The EU’s plans to take the UK to court over its failure to deliver freedom of movement was another negative.

A lack of progress and a clear breakdown in relations doesn’t bode well for a trade agreement…

From the weekend, there was nothing positive for the Pound to find support from.

U.S Politics:

Rising tensions between the U.S, stemming from the U.S government’s plans to block chip deliveries to Huawei points to choppy waters ahead.

Trump appears to have jumped the gun and thrown the likes of Apple Inc. under the bus.

Corporate America will have some issues with the latest attack that would not only push production out of China but eat into a sizeable market in terms of revenue.

Another round of stimulus may not be enough to offset the likely effect of another U.S – China trade war.

The Coronavirus:

Easing measures will continue in the week and Trump has continued to state that easing measures will continue at all costs.

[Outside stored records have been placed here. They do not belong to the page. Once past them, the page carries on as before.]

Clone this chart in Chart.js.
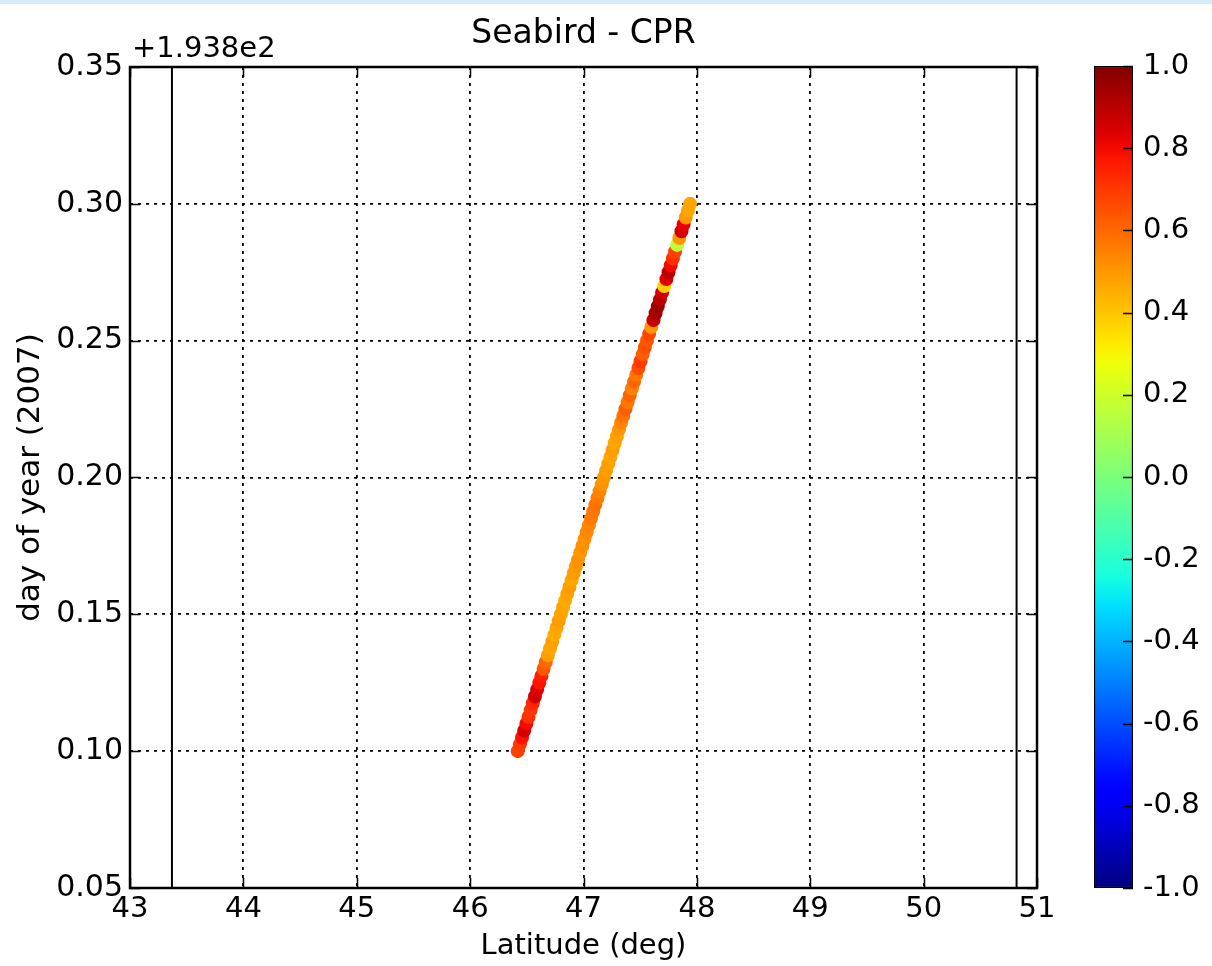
<!DOCTYPE html>
<html>
<head>
<meta charset="utf-8">
<title>Seabird - CPR</title>
<script src="https://cdn.jsdelivr.net/npm/chart.js@4/dist/chart.umd.min.js"></script>
<style>
  html, body { margin: 0; padding: 0; background: #fff; }
  #page { position: relative; width: 1212px; height: 966px; overflow: hidden; }
  #band { position: absolute; left: 0; top: 0; width: 1212px; height: 4px; background: #d6ecfb; }
  #main { position: absolute; left: 0; top: 0; }
  #cbar { position: absolute; left: 1040px; top: 0; }
</style>
</head>
<body>
<div id="page">
  <canvas id="main" width="1060" height="966"></canvas>
  <canvas id="cbar" width="172" height="966"></canvas>
  <div id="band"></div>
</div>
<script>
(function () {
  'use strict';

  // ---- data ----------------------------------------------------------
  // day of year shown as offset from 193.8 (axis offset text "+1.938e2")
  var DOY = [
    0.1000, 0.1025, 0.1050, 0.1075, 0.1100, 0.1125, 0.1150, 0.1175, 0.1200, 0.1225,
    0.1250, 0.1275, 0.1300, 0.1325, 0.1350, 0.1375, 0.1400, 0.1425, 0.1450, 0.1475,
    0.1500, 0.1525, 0.1550, 0.1575, 0.1600, 0.1625, 0.1650, 0.1675, 0.1700, 0.1725,
    0.1750, 0.1775, 0.1800, 0.1825, 0.1850, 0.1875, 0.1900, 0.1925, 0.1950, 0.1975,
    0.2000, 0.2025, 0.2050, 0.2075, 0.2100, 0.2125, 0.2150, 0.2175, 0.2200, 0.2225,
    0.2250, 0.2275, 0.2300, 0.2325, 0.2350, 0.2375, 0.2400, 0.2425, 0.2450, 0.2475,
    0.2500, 0.2525, 0.2550, 0.2575, 0.2600, 0.2625, 0.2650, 0.2675, 0.2700, 0.2725,
    0.2750, 0.2775, 0.2800, 0.2825, 0.2850, 0.2875, 0.2900, 0.2925, 0.2950, 0.2975,
    0.3000
  ];
  var LAT = [
    46.420, 46.439, 46.458, 46.477, 46.496, 46.515, 46.534, 46.553, 46.572, 46.591,
    46.610, 46.629, 46.648, 46.667, 46.686, 46.705, 46.724, 46.743, 46.762, 46.781,
    46.800, 46.819, 46.838, 46.857, 46.876, 46.895, 46.914, 46.933, 46.952, 46.971,
    46.990, 47.009, 47.028, 47.047, 47.066, 47.085, 47.104, 47.123, 47.142, 47.161,
    47.180, 47.199, 47.218, 47.237, 47.256, 47.275, 47.294, 47.313, 47.332, 47.351,
    47.370, 47.389, 47.408, 47.427, 47.446, 47.465, 47.484, 47.503, 47.522, 47.541,
    47.560, 47.579, 47.598, 47.617, 47.636, 47.655, 47.674, 47.693, 47.712, 47.731,
    47.750, 47.769, 47.788, 47.807, 47.826, 47.845, 47.864, 47.883, 47.902, 47.921,
    47.940
  ];
  var VALUE = [
    0.68, 0.70, 0.78, 0.86, 0.80, 0.72, 0.70, 0.74, 0.86, 0.84,
    0.78, 0.76, 0.64, 0.60, 0.49, 0.47, 0.48, 0.46, 0.47, 0.49,
    0.48, 0.47, 0.46, 0.48, 0.49, 0.47, 0.49, 0.50, 0.51, 0.50,
    0.52, 0.51, 0.53, 0.54, 0.56, 0.57, 0.58, 0.56, 0.54, 0.51,
    0.50, 0.49, 0.48, 0.47, 0.49, 0.47, 0.48, 0.50, 0.54, 0.58,
    0.62, 0.57, 0.61, 0.55, 0.60, 0.57, 0.66, 0.70, 0.62, 0.65,
    0.64, 0.68, 0.50, 0.88, 0.93, 0.95, 0.90, 0.86, 0.38, 0.84,
    0.90, 0.80, 0.72, 0.68, 0.15, 0.50, 0.86, 0.82, 0.50, 0.47,
    0.47
  ];
  var VLINE_X = [43.37, 50.82];          // the two solid vertical lines
  var X_RANGE = [43, 51];
  var Y_RANGE = [0.05, 0.35];
  var Y_OFFSET_TEXT = '+1.938e2';
  var CB_RANGE = [-1, 1];

  var FONT = "'DejaVu Sans', 'Liberation Sans', sans-serif";
  Chart.defaults.font.family = FONT;
  Chart.defaults.color = '#000';

  // matplotlib 'jet' segment data
  var JET = {
    r: [[0, 0], [0.35, 0], [0.66, 1], [0.89, 1], [1, 0.5]],
    g: [[0, 0], [0.125, 0], [0.375, 1], [0.64, 1], [0.91, 0], [1, 0]],
    b: [[0, 0.5], [0.11, 1], [0.34, 1], [0.65, 0], [1, 0]]
  };
  function seg(pts, t) {
    for (var i = 1; i < pts.length; i++) {
      if (t <= pts[i][0]) {
        var a = pts[i - 1], b = pts[i];
        return a[1] + (b[1] - a[1]) * (t - a[0]) / (b[0] - a[0]);
      }
    }
    return pts[pts.length - 1][1];
  }
  function jet(v) {
    var t = (v - CB_RANGE[0]) / (CB_RANGE[1] - CB_RANGE[0]);
    t = Math.max(0, Math.min(1, t));
    return 'rgb(' + Math.round(seg(JET.r, t) * 255) + ',' +
      Math.round(seg(JET.g, t) * 255) + ',' + Math.round(seg(JET.b, t) * 255) + ')';
  }

  // inward ticks on every side + full frame, like the old matplotlib look
  function inwardTicks(ctx, scale, area, horizontal, len) {
    scale.ticks.forEach(function (t) {
      var p = Math.round(scale.getPixelForValue(t.value)) + 0.5;
      ctx.beginPath();
      if (horizontal) {
        ctx.moveTo(p, area.bottom); ctx.lineTo(p, area.bottom - len);
        ctx.moveTo(p, area.top); ctx.lineTo(p, area.top + len);
      } else {
        ctx.moveTo(area.left, p); ctx.lineTo(area.left + len, p);
        ctx.moveTo(area.right, p); ctx.lineTo(area.right - len, p);
      }
      ctx.stroke();
    });
  }

  var framePlugin = {
    id: 'frame',
    afterDraw: function (chart) {
      var ctx = chart.ctx, a = chart.chartArea;
      ctx.save();
      ctx.strokeStyle = '#000';
      ctx.lineWidth = 1.5;
      inwardTicks(ctx, chart.scales.x, a, true, 10);
      inwardTicks(ctx, chart.scales.y, a, false, 10);
      ctx.lineWidth = 2.5;
      ctx.strokeRect(a.left, a.top, a.right - a.left, a.bottom - a.top);
      // axis offset text
      ctx.font = '29px ' + FONT;
      ctx.fillStyle = '#000';
      ctx.textAlign = 'left';
      ctx.textBaseline = 'alphabetic';
      ctx.fillText(Y_OFFSET_TEXT, a.left + 2, a.top - 10);
      ctx.restore();
    }
  };

  var points = DOY.map(function (d, i) { return { x: LAT[i], y: d }; });
  var vlines = VLINE_X.map(function (x) {
    return {
      type: 'line',
      data: [{ x: x, y: Y_RANGE[0] }, { x: x, y: Y_RANGE[1] }],
      borderColor: '#000', borderWidth: 2, pointRadius: 0, fill: false
    };
  });

  new Chart(document.getElementById('main'), {
    type: 'scatter',
    data: {
      datasets: [{
        data: points,
        pointBackgroundColor: VALUE.map(jet),
        pointBorderWidth: 0,
        pointRadius: 7
      }].concat(vlines)
    },
    options: {
      responsive: false,
      animation: false,
      layout: { padding: { left: 0, right: 23, top: 0, bottom: 0 } },
      plugins: {
        legend: { display: false },
        tooltip: { enabled: false },
        title: {
          display: true, text: 'Seabird - CPR', fullSize: false,
          font: { size: 33, weight: 'normal' }, color: '#000',
          padding: { top: 14.5, bottom: 12.9 }
        }
      },
      scales: {
        x: {
          type: 'linear', min: X_RANGE[0], max: X_RANGE[1], z: 1,
          afterFit: function (s) { s.height = 78; },
          ticks: { stepSize: 1, padding: 4, font: { size: 29 }, color: '#000', maxRotation: 0 },
          grid: { color: '#000', lineWidth: 1.8, drawTicks: false },
          border: { display: false, dash: [3, 5] },
          title: { display: true, text: 'Latitude (deg)', font: { size: 29 }, color: '#000', padding: { top: 0, bottom: 2 } }
        },
        y: {
          type: 'linear', min: Y_RANGE[0], max: Y_RANGE[1], z: 1,
          afterFit: function (s) { s.width = 130; },
          ticks: {
            stepSize: 0.05, padding: 7, font: { size: 30 }, color: '#000',
            callback: function (v) { return Number(v).toFixed(2); }
          },
          grid: { color: '#000', lineWidth: 1.8, drawTicks: false },
          border: { display: false, dash: [3, 5] },
          title: { display: true, text: 'day of year (2007)', font: { size: 31 }, color: '#000', padding: { top: 12, bottom: 0 } }
        }
      }
    },
    plugins: [framePlugin]
  });

  // ---- colour bar ------------------------------------------------------
  var cbTicksPlugin = {
    id: 'cbticks',
    afterDraw: function (chart) {
      var ctx = chart.ctx, a = chart.chartArea, y = chart.scales.y;
      ctx.save();
      ctx.strokeStyle = '#000';
      ctx.lineWidth = 1.5;
      y.ticks.forEach(function (t) {
        var p = Math.round(y.getPixelForValue(t.value)) + 0.5;
        ctx.beginPath(); ctx.moveTo(a.right, p); ctx.lineTo(a.right - 10, p); ctx.stroke();
      });
      ctx.restore();
    }
  };

  function barGradient(c) {
    var a = c.chart.chartArea;
    if (!a) return null;
    var g = c.chart.ctx.createLinearGradient(0, a.bottom, 0, a.top);
    for (var i = 0; i <= 50; i++) {
      var t = i / 50;
      g.addColorStop(t, jet(CB_RANGE[0] + t * (CB_RANGE[1] - CB_RANGE[0])));
    }
    return g;
  }

  new Chart(document.getElementById('cbar'), {
    type: 'bar',
    data: {
      labels: [''],
      datasets: [{
        data: [CB_RANGE],
        backgroundColor: barGradient,
        borderColor: '#000', borderWidth: 1.5, borderSkipped: false,
        barPercentage: 1, categoryPercentage: 1
      }]
    },
    options: {
      responsive: false,
      animation: false,
      layout: { padding: { left: 54, right: 0, top: 66, bottom: 78 } },
      plugins: { legend: { display: false }, tooltip: { enabled: false } },
      scales: {
        x: { display: false },
        y: {
          position: 'right', min: CB_RANGE[0], max: CB_RANGE[1],
          afterFit: function (s) { s.width = 79; },
          grid: { display: false },
          border: { display: false },
          ticks: {
            stepSize: 0.2, padding: 2, font: { size: 29 }, color: '#000',
            callback: function (v) { return Math.abs(v) < 1e-9 ? '0.0' : Number(v).toFixed(1); }
          }
        }
      }
    },
    plugins: [cbTicksPlugin]
  });
})();
</script>
</body>
</html>
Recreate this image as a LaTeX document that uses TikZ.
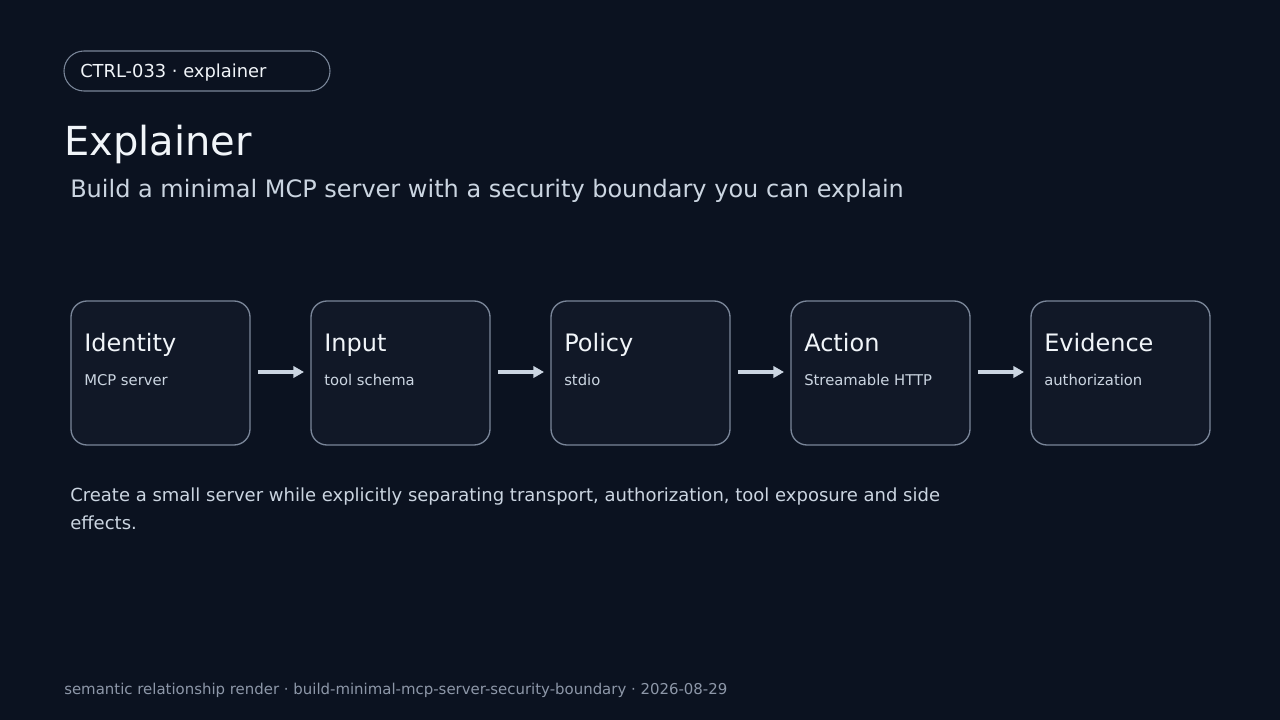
\documentclass[tikz,border=0pt]{standalone}
\usepackage{fontspec}
\setmainfont{DejaVu Sans}
\usetikzlibrary{arrows.meta}
\definecolor{bg}{HTML}{0B1220}
\definecolor{boxfill}{HTML}{111827}
\definecolor{boxline}{HTML}{7A8699}
\definecolor{txt}{HTML}{F1F5F9}
\definecolor{sub}{HTML}{CBD5E1}
\definecolor{foot}{HTML}{8D97A8}
\definecolor{arr}{HTML}{CBD5E1}
\begin{document}
\begin{tikzpicture}[x=0.75pt,y=-0.75pt,
  box/.style={draw=boxline,fill=boxfill,line width=1pt,rounded corners=12pt},
  ttl/.style={anchor=base west,text=txt,font=\fontsize{18}{20}\selectfont,inner sep=0},
  sml/.style={anchor=base west,text=sub,font=\fontsize{11.1}{13}\selectfont,inner sep=0},
  arrow/.style={draw=arr,line width=2.5pt,-{Triangle[length=8pt,width=8.5pt]}}]
\fill[bg] (0,0) rectangle (1280,720);
\draw[boxline,line width=0.8pt,fill=bg,rounded corners=15pt] (64,51) rectangle (330,91);
\node[anchor=base west,text=txt,font=\fontsize{13.4}{15}\selectfont,inner sep=0] (pill) at (80,78) {CTRL-033 · explainer};
\node[anchor=base west,text=txt,font=\fontsize{30}{34}\selectfont,inner sep=0] (title) at (64,156) {Explainer};
\node[anchor=base west,text=sub,font=\fontsize{18}{20}\selectfont,inner sep=0] (subt) at (70,198) {Build a minimal MCP server with a security boundary you can explain};
\foreach \i/\t/\s in {0/Identity/MCP server,1/Input/tool schema,2/Policy/stdio,3/Action/Streamable HTTP,4/Evidence/authorization}{
  \draw[box] (71+240*\i,301) rectangle (250+240*\i,445);
  \coordinate (b\i w) at (71+240*\i,372);
  \coordinate (b\i e) at (250+240*\i,372);
  \node[ttl] (t\i) at (84+240*\i,351) {\t};
  \node[sml] (s\i) at (84+240*\i,385) {\s};
}
\foreach \i/\j in {0/1,1/2,2/3,3/4}{
  \draw[arrow] ([xshift=8*0.75pt]b\i e) -- ([xshift=-7*0.75pt]b\j w);
}
\node[anchor=base west,text=sub,font=\fontsize{13.5}{21}\selectfont,inner sep=0,align=left] (body) at (70,529) {Create a small server while explicitly separating transport, authorization, tool exposure and side\\effects.};
\node[anchor=base west,text=foot,font=\fontsize{11.2}{13}\selectfont,inner sep=0] (footer) at (64,694) {semantic relationship render · build-minimal-mcp-server-security-boundary · 2026-08-29};
\end{tikzpicture}
\end{document}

We’ve yet to see a marked increase in the number of COVID-19 numbers across the U.S, though concerns will linger over what lies ahead.

From the market’s perspective, there are 3 key considerations that remain:

  1. Progress is made with COVID-19 treatment drugs.
  2. The downward trend in new coronavirus cases continues.
  • Governments continue to progress with the easing of lockdown measures.

All of this will need to translate into a marked decline in jobless claims and a pickup in consumer confidence and consumption… We’ve yet to see any of this…

At the time of writing, the total number of coronavirus cases stood at 4,722,233, with the U.S reporting 1,507,773 cases to-date.